Bütün zamanların en iyi 10 şiiri ve şairini paylaşır mısınız?

Of çok zor, ne olur bana seçtirmeyin. O kadar çok sevdiğim şair ve şiir var ki, bu insanın çocukları arasında seçim yapması gibi bir şey! İlk aklıma gelen şairleri size söyleyeyim. “Benim şairlerim”: Rilke, Ece Ayhan, Rimbaud, Wallace Stevens, T.S. Eliot, Montale, Oktay Rıfat, Yorgo Seferis, Wislava Szymborska, Anna Ahkmatova, Czeslaw Milosz....

‘Komser Şekspir’ filminin sizin üzerinde bıraktığı etkiyi anlatır mısınız? Kaç filmde rol aldınız?

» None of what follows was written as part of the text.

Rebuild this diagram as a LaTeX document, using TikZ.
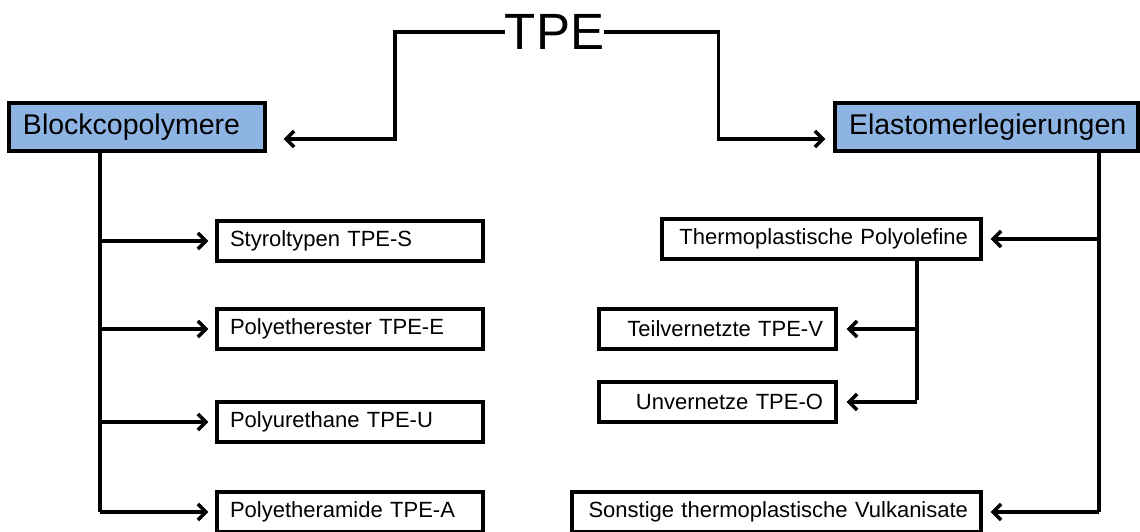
\documentclass[tikz,border=0pt]{standalone}
\usepackage{fontspec}
\setmainfont{Liberation Sans}
\usetikzlibrary{arrows.meta}

\definecolor{headblue}{HTML}{8DB4E2}

\tikzset{
   conn/.style={line width=3.6pt, line join=miter},
   toarr/.style={conn, -{Straight Barb[length=8pt,width=16pt,line width=3.6pt]}},
   head/.style={draw, fill=headblue, line width=3.2pt, minimum height=48pt,
                inner xsep=14pt, inner ysep=0pt, align=left,
                font=\fontsize{28.5}{30}\selectfont},
   leaf/.style={draw, fill=white, line width=3.2pt, minimum height=40pt,
                inner xsep=13pt, inner ysep=0pt,
                font=\fontsize{22}{24}\selectfont},
}

\begin{document}
\begin{tikzpicture}[x=1pt,y=-1pt]

   \useasboundingbox (0,0) rectangle (1140,532);

   % Nodes
      \node[inner sep=0pt, font=\fontsize{51}{52}\selectfont] (tpe) at (554.5,32) {TPE};
      \node[head, text width=228pt]  (block) at (137,127)   {Blockcopolymere};
      \node[head, text width=275pt]  (elast) at (986.5,127) {Elastomerlegierungen};

      \node[leaf, text width=240pt, align=left]  (styrol) at (350,241) {Styroltypen TPE-S};
      \node[leaf, text width=240pt, align=left]  (ester)  at (350,329) {Polyetherester TPE-E};
      \node[leaf, text width=240pt, align=left]  (ureth)  at (350,422) {Polyurethane TPE-U};
      \node[leaf, text width=240pt, align=left]  (amid)   at (350,512) {Polyetheramide TPE-A};

      \node[leaf, text width=293pt, align=right] (tpo)    at (821.5,239) {Thermoplastische Polyolefine};
      \node[leaf, text width=211pt, align=right] (teil)   at (717.5,329) {Teilvernetzte TPE-V};
      \node[leaf, text width=211pt, align=right] (unver)  at (717.5,402) {Unvernetze TPE-O};
      \node[leaf, text width=383pt, align=right] (sonst)  at (776.5,512) {Sonstige thermoplastische Vulkanisate};

   % Spines
      \coordinate (lspine) at (100,512);
      \coordinate (rspine) at (1099,512);
      \coordinate (tspine) at (917,400);

   % Paths
      \draw[toarr] (tpe.west) -- ++(-110,0) |- ([xshift=17pt,yshift=-12pt]block.east);
      \draw[toarr] (tpe.east) -- ++(114,0) |- ([xshift=-8pt,yshift=-12pt]elast.west);

      \draw[conn] (block.south -| lspine) -- (lspine);
      \foreach \n in {styrol,ester,ureth,amid}
         \draw[toarr] (lspine |- \n) -- ([xshift=-7pt]\n.west);

      \draw[conn] (elast.south -| rspine) -- (rspine);
      \foreach \n in {tpo,sonst}
         \draw[toarr] (rspine |- \n) -- ([xshift=8pt]\n.east);

      \draw[conn] (tpo.south -| tspine) -- (tspine);
      \foreach \n in {teil,unver}
         \draw[toarr] (tspine |- \n) -- ([xshift=9pt]\n.east);

\end{tikzpicture}
\end{document}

Komser Şekspir benim ülkemizde daha tanınmamı sağlayan bir filmdi. İlk filmlerimden biriydi, yirmili yaşlarımın başındaydım ama lise öğrencisini oynamıştım. Yıllar geçmiş ama hala filmi izleyenler bana filmin onları ne kadar duygulandırdığını söyler. Kaç filmde oynadım inan saymadım, bazı filmlerde oynadım sayıyı bilmiyorum, bazı filmlerde sadece bir sahnede konuk oyuncu olarak oynadım, geçenlerde arkadaşım Aydın Orak’ın filminde örneğin. Onları da ekleyince liste kabarıyor ama son yıllarda gittikçe seyrekleşti.

Çok aktif birisiniz, aynı zamanda da bir annesiniz. Çocuğunuza zaman ayırabiliyor musunuz?

Hayatımdaki en önemli şey oğlum ve aktif olmama rağmen öncelik o- tüm işlerimi onu okula bırakıp onu okuldan aldığım saatler arasında yapmaya çalışıyorum. Yurt dışı gezilerim uzunsa onu da yanıma alıyorum ki bu sayede şimdiden pek çok ülke gezdi, pek çok kültürle tanıştı. Daha büyük çocukları olan arkadaşlarım, çok hızlı büyüyüp yuvadan uçuyorlar değeri bil dediklerinden beri bu zamanlarımızın keyfini çıkarmaya çalışıyorum.